Понимать связь субъективных устремлений выдающихся деятелей с объективным движением истории историки учились у Вальтера Скотта, исторического романиста. Что ни роман, казалось, будто готовлю к печати книгу о своей стране, процесс пошёл у нас тот же самый: раскололась Россия на сторонников старины и новизны. «Квентин Дорвард», по старой памяти я думал, будет интересен как история странствующих по свету наёмников, из таких вышел осевший в России род Лермонтовых. Злободневность повествования о европейских событиях пятнадцатого века оказалась острее и шире. «Средневековая перестройка» – собирался я озаглавить свой комментарий, но времена были ещё подцензурные, в редакции сказали: «Не надо обострять. Снимите». Снять я снял, однако не мог отделаться от ощущения, будто не комментарий к историческому роману пишу, а статью в журнал или в газету[212]

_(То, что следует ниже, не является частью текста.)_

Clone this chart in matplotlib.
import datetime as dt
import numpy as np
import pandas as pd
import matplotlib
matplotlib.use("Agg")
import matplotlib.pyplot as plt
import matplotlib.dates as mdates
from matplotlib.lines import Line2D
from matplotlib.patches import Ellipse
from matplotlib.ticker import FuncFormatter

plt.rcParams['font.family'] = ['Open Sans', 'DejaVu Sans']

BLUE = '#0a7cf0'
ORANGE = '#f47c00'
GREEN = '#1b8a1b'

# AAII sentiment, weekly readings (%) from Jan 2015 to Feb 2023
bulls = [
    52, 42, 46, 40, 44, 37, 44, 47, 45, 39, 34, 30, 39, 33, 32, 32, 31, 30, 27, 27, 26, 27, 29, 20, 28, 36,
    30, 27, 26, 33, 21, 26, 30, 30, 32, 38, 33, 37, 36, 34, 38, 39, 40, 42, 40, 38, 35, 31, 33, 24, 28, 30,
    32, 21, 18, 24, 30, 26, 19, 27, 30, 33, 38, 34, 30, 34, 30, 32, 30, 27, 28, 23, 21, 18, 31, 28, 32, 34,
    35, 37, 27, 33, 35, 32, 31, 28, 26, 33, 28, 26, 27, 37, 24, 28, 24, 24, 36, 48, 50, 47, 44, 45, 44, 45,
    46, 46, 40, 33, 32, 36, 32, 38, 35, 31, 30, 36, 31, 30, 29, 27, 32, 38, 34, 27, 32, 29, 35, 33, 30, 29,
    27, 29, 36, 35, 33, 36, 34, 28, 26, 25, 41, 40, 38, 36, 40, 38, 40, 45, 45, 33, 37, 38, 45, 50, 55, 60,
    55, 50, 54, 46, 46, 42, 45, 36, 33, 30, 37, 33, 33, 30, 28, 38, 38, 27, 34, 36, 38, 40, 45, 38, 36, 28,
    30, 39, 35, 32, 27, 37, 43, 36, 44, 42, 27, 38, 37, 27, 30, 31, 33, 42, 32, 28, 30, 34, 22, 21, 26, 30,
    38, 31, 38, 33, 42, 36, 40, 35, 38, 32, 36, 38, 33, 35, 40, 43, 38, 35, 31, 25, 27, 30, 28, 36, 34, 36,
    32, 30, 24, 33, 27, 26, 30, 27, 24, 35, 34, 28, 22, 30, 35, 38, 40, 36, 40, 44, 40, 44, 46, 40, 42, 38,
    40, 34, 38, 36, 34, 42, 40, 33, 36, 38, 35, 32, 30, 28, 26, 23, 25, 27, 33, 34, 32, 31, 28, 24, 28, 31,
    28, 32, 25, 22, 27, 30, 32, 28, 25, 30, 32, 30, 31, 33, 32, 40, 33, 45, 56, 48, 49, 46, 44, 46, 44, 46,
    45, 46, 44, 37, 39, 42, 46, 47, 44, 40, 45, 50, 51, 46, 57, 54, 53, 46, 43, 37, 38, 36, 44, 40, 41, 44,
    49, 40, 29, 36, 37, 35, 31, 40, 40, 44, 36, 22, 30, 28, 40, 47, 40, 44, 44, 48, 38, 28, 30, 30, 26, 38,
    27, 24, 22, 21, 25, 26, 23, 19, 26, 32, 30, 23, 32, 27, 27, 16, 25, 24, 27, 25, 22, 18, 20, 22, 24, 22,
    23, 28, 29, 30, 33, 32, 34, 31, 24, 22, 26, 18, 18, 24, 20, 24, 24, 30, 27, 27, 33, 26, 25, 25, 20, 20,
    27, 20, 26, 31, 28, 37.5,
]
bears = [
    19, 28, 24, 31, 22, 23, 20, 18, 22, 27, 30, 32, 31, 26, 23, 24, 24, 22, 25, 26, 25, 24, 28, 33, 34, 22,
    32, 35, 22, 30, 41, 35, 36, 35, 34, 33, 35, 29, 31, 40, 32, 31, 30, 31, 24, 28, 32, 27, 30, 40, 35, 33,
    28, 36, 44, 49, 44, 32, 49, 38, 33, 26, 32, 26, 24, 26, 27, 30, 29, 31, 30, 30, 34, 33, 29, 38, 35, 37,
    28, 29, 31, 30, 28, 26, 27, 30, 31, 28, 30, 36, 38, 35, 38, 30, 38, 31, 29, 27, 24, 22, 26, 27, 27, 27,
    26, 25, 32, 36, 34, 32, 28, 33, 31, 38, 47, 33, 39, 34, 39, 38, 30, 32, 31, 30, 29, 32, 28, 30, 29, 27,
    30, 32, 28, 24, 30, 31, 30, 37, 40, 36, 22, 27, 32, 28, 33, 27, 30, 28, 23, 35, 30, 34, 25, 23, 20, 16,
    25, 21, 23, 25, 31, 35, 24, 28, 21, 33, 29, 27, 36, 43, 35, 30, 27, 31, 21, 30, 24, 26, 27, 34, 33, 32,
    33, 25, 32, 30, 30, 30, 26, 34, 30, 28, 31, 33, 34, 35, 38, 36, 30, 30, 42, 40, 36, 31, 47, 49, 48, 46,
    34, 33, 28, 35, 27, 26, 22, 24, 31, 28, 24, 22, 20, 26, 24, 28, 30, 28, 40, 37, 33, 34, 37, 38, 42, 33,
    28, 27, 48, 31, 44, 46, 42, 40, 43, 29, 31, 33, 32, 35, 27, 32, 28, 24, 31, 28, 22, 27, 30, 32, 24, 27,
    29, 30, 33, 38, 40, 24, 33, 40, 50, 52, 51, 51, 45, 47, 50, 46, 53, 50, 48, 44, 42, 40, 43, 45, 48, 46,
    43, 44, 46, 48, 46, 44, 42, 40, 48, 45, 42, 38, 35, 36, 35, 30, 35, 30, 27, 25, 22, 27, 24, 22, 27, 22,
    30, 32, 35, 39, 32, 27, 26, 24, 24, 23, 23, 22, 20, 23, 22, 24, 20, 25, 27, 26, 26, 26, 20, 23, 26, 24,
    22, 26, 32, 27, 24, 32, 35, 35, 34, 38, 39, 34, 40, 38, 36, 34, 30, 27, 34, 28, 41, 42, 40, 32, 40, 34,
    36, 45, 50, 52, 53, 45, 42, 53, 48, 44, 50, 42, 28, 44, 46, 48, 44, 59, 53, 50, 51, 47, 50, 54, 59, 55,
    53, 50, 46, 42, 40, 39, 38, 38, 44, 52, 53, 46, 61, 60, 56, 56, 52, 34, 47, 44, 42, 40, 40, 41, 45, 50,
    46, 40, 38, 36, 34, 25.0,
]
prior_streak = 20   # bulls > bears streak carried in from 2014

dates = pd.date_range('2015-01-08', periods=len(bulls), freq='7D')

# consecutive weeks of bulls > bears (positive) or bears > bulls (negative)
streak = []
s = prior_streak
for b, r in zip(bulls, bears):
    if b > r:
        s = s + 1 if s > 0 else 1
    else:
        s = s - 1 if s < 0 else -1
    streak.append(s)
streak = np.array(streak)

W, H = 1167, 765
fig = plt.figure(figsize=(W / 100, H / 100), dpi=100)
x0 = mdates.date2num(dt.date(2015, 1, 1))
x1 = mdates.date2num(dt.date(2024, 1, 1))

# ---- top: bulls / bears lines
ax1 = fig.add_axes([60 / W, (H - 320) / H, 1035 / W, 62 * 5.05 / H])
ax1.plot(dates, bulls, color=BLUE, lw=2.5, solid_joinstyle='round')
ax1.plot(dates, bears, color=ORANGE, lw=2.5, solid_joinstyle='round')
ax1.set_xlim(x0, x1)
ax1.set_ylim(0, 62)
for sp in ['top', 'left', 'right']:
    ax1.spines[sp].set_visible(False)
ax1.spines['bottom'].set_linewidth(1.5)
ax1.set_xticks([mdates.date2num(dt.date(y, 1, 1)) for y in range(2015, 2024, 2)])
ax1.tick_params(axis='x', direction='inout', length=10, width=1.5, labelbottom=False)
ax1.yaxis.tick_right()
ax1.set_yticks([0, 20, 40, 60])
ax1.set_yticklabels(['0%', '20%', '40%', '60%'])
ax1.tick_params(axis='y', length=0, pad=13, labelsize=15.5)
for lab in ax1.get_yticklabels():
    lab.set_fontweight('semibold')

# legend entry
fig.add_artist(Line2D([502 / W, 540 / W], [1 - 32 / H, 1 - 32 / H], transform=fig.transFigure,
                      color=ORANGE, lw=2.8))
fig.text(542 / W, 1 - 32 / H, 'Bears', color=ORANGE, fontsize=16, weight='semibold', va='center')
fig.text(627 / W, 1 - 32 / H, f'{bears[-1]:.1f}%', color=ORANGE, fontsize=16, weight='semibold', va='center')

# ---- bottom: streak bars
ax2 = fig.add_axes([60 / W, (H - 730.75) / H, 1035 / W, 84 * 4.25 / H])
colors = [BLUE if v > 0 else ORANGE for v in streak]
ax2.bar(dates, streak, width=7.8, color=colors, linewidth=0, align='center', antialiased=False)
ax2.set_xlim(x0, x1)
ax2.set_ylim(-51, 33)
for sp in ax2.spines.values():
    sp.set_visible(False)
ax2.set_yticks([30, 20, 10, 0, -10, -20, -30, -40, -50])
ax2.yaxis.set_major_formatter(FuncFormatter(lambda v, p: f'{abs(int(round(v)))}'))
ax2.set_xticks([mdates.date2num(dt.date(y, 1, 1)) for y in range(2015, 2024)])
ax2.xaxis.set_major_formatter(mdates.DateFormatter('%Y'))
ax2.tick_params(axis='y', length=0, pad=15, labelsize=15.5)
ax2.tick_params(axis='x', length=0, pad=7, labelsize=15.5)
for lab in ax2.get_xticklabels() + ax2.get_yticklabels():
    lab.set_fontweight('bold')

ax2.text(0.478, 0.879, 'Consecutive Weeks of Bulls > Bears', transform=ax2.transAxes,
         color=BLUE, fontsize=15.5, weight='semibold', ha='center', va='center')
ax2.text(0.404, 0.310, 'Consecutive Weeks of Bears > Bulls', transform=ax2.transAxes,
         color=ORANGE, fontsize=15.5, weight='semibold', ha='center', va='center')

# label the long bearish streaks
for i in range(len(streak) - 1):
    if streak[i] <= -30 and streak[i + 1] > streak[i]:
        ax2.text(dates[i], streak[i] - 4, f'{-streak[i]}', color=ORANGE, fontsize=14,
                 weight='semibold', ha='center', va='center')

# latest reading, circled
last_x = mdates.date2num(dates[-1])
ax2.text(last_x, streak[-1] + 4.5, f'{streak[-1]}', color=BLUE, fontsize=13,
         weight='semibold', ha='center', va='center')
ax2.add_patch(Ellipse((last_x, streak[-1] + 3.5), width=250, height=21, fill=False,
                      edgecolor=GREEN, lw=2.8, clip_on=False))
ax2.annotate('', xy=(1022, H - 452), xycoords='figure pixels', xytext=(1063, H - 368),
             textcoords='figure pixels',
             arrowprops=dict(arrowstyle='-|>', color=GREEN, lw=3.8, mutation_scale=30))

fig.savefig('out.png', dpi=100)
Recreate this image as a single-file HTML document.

. Были и различия – в итогах. У французов процесс пошёл и завершился единением. Куда пойдёт у нас? Размышлял я об этом примерно за год до прохановского выкрика. Было ещё не страшно, но уже тревожно. Что на уме у руководителя, который требует от кого-то из нас уйти? Склонностью советоваться о домашних делах с главами других государств Горбачев напоминал Чарльза II, о котором я читал у Дефо. Походил наш реформатор и на Людовика XI, изображенного Вальтером Скоттом. Характер сходный, вероломный, но у французского короля-преобразователя устремления были другие.История, по Гегелю, морали не знает, для достижения актуальной цели и выполнения насущной задачи (объединение державы, проведение необходимых реформ) история выдвигает первого попавшегося, способного достичь цели и задачу выполнить, прочие свойства той же личности в масштабах исторических значения не имеют. У истории не допросишься всего, и не бывает идеальных сочетаний личных свойств. Невольным орудием истории может стать подлец, тиран, кровопийца, даже безумец, и он поставленную пред ним историей задачу выполнит, конечно, так, как может выполнить тиран, кровопийца и безумец, но другого подручного у истории не нашлось.
В нашей истории, как в истории всякой страны, выбора не бывало, не было других политических деятелей. В XVI веке творцом нашей государственности оказалось грозное человеческое чудовище. Нынешние апологеты Ивана Грозного желают обелить его. Апологетам очень хочется думать, что Грозный был и хорошим человеком, сына не убивал[213]
. Ненужные усилия! Убивал или не убивал, велика ли разница, если убил тысячи людей, причем, бывало, убивал садистически. Чудовище было крупнейшим государственным деятелем. Зачем путать великого человека с хорошим человеком? К чему, признавая Ивана Грозного великим государем, приписывать ему прекрасные человеческие качества? В своей исторически взвешенной, словесно отточенной оценке Грозного этого не делал Роберт Виппер, подчеркивая незаурядность Ивана IV, не отрицал его непривлекательных черт. Он говорил, что за счёт его государственных способностей устрашающие черты Грозного выпячены современниками и историками, зарубежными и отечественными, но у него были-таки черты маньяка-кровопийцы. Связи всех свойств мы пока понять не можем, ведь и Пушкин не успел охватить явление Петра Великого.